Her colleague, Deacon Carpenter, a clinical Ayurveda specialist who is one of the founders of Well Sonoma in Santa Rosa (wellsonoma.com), where Saxena’s practice is based, concurs. Both use analogies to illustrate their points.
Carpenter explains that on cold mornings, we don’t simply start up our cars and hit the gas. We let them warm up a bit. Saxena uses a military analogy, comparing the typical American breakfast of high-fiber cereal to a drill instructor.
“Put that digestive system through its paces, make it work, give it lots of roughage and raw stuff,” is how she puts the typical attitude towards our morning meal.
Schooled in Chinese nutritional theory, she takes the opposite approach, based on the idea that our bodily systems already know what they are doing.
“We should be gentle with our digestive system,” she explains, “so it will be able to effectively distribute nutrition throughout the body and move waste efficiently.”
Both recommend starting the day with easily digestible foods. For Saxena, the ideal breakfast is congee, a savory rice porridge traditional throughout Asia, where it also is thought to prevent hangovers and is thus eaten late at night on the way home from a night on the town.
Carpenter recommends kitcherie, a savory porridge of rice, lentils, and spices, a dish that is ubiquitous in India and also popular in Great Britain.
Both offer complete balanced nutrition and both are delicious, perhaps surprisingly so. And both can be a remarkably effective hedge against winter weather and the viruses that accompany it. Congee and kitcherie help us rally when we are sick and also help us maintain optimum health year round. And they needn’t be eaten exclusively at breakfast, especially during a period of convalescence. Enjoy them any time of day, whenever you feel hungry.
Carpenter explains that when we eat cold foods, our bodies must warm them up before the nutrients can be metabolized. The more energy our bodies spend on this process, the more spacey and distracted we can become. This is one of the reasons so many children have a problem focusing in school and also explains why many of us find it difficult to get started at work, especially on cold mornings.
“Winter is soup and stew season,” he says, adding that a cold sugar-laden American breakfast is never a good idea but is especially counterproductive during cold and flu season.

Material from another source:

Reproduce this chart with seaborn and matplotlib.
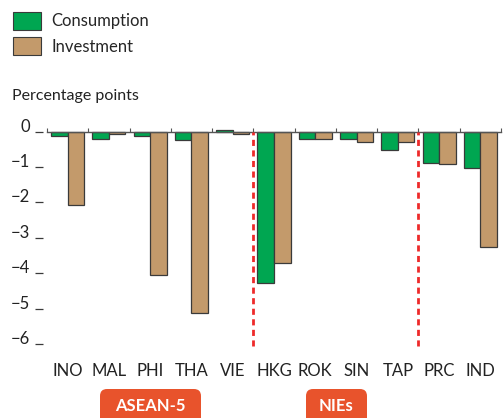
import matplotlib
matplotlib.use('Agg')
import matplotlib.pyplot as plt
import numpy as np
import pandas as pd
import seaborn as sns
from matplotlib.patches import Patch, FancyBboxPatch
from matplotlib.ticker import FixedLocator

# ---- data ----
economies = ['INO', 'MAL', 'PHI', 'THA', 'VIE', 'HKG', 'ROK', 'SIN', 'TAP', 'PRC', 'IND']
consumption = [-0.13, -0.22, -0.12, -0.25, 0.03, -4.27, -0.22, -0.22, -0.53, -0.88, -1.02]
investment = [-2.08, -0.07, -4.06, -5.12, -0.07, -3.70, -0.22, -0.30, -0.30, -0.91, -3.26]
series = ['Consumption', 'Investment']
yticks = [0, -1, -2, -3, -4, -5, -6]
groups = ['ASEAN-5', 'NIEs']

green = '#00A651'
tan = '#C39A6B'
orange = '#E8532C'
red = '#EE2A2A'
dark = '#3a3a3a'

df = pd.DataFrame({
    'economy': economies * 2,
    'series': [series[0]] * len(economies) + [series[1]] * len(economies),
    'value': consumption + investment,
})

sns.set_style('white')
plt.rcParams['font.family'] = ['Lato', 'DejaVu Sans']

fig = plt.figure(figsize=(5.03, 4.18), dpi=100)
ax = fig.add_axes([47 / 503, 1 - 347.5 / 418, 454 / 503, 221.3 / 418])

sns.barplot(data=df, x='economy', y='value', hue='series', order=economies,
            hue_order=series, palette=[green, tan], saturation=1, width=0.8,
            edgecolor=dark, linewidth=0.9, legend=False, ax=ax)

ax.set_xlim(-0.5, len(economies) - 0.5)
ax.set_ylim(-6.1, 0.15)

# divider lines between groups
ax.vlines([4.5, 8.5], -6.05, 0, colors=red, linestyles=(0, (2.2, 1.6)), lw=2, zorder=3)

# zero line with small ticks at the category edges
for s in ['left', 'right', 'bottom']:
    ax.spines[s].set_visible(False)
ax.spines['top'].set_position(('data', 0))
ax.spines['top'].set_color('#555555')
ax.spines['top'].set_linewidth(1)
ax.spines['left'].set_position(('outward', 3))
ax.xaxis.set_minor_locator(FixedLocator(np.arange(-0.5, len(economies), 1)))
ax.tick_params(axis='x', which='minor', top=True, bottom=False, direction='out',
               length=3, width=0.8, color='#555555')
ax.tick_params(axis='x', which='major', length=0, pad=11, labelsize=12, labelcolor='#222222')
ax.set_xlabel('')
ax.set_ylabel('')

ax.set_yticks(yticks)
ax.set_yticklabels([str(v).replace('-', '\u2212') for v in yticks])
ax.tick_params(axis='y', left=True, length=6, width=0.9, color=dark, pad=3,
               labelsize=12, labelcolor='#222222')
for lab in ax.get_yticklabels():
    lab.set_va('baseline')

# legend and unit label
handles = [Patch(facecolor=green, edgecolor=dark, lw=0.8),
           Patch(facecolor=tan, edgecolor=dark, lw=0.8)]
fig.legend(handles, series, loc='upper left', bbox_to_anchor=(13 / 503, 1 - 12 / 418),
           frameon=False, fontsize=12, handlelength=1.7, handleheight=1.25,
           labelspacing=0.45, handletextpad=0.6, borderaxespad=0, borderpad=0)
fig.text(12 / 503, 1 - 96 / 418, 'Percentage points', fontsize=11.5,
         va='center', ha='left', color='#222222')

# group labels under the axis
boxes = [(100, 201), (306, 367)]
for name, (x0, x1) in zip(groups, boxes):
    box = FancyBboxPatch((x0 / 100, -0.1), (x1 - x0) / 100, 0.39,
                         boxstyle='round,pad=0,rounding_size=0.07',
                         transform=fig.dpi_scale_trans, facecolor=orange,
                         edgecolor='none')
    fig.patches.append(box)
    fig.text((x0 + x1) / 2 / 503, 1 - 406 / 418, name, ha='center', va='center',
             color='white', fontsize=12, fontweight='bold')

fig.savefig('out.png', dpi=100)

Both Saxena and Carpenter recommend using white rice. Saxena prefers jasmine rice; Carpenter suggests basmati. These recommendations inevitably lead to questions about simple carbohydrates, diabetes, and the superiority of brown rice. Saxena encourages clients to consider context and understand that white rice is simply brown rice with the outer hull removed.
“Context is key,” she explains, “and what we’re eating with our rice is much more important than the type of rice. While people are often legitimately concerned that white rice will cause their blood sugar to rise to unhealthy levels, eating it with soluble, fiber-rich vegetables and healthy fat and protein helps keep blood sugar stable. Being gentle with our digestive system is important, too, particularly first thing in the morning, and sometimes the insoluble fiber in brown rice is more of a challenge to our system than is helpful.”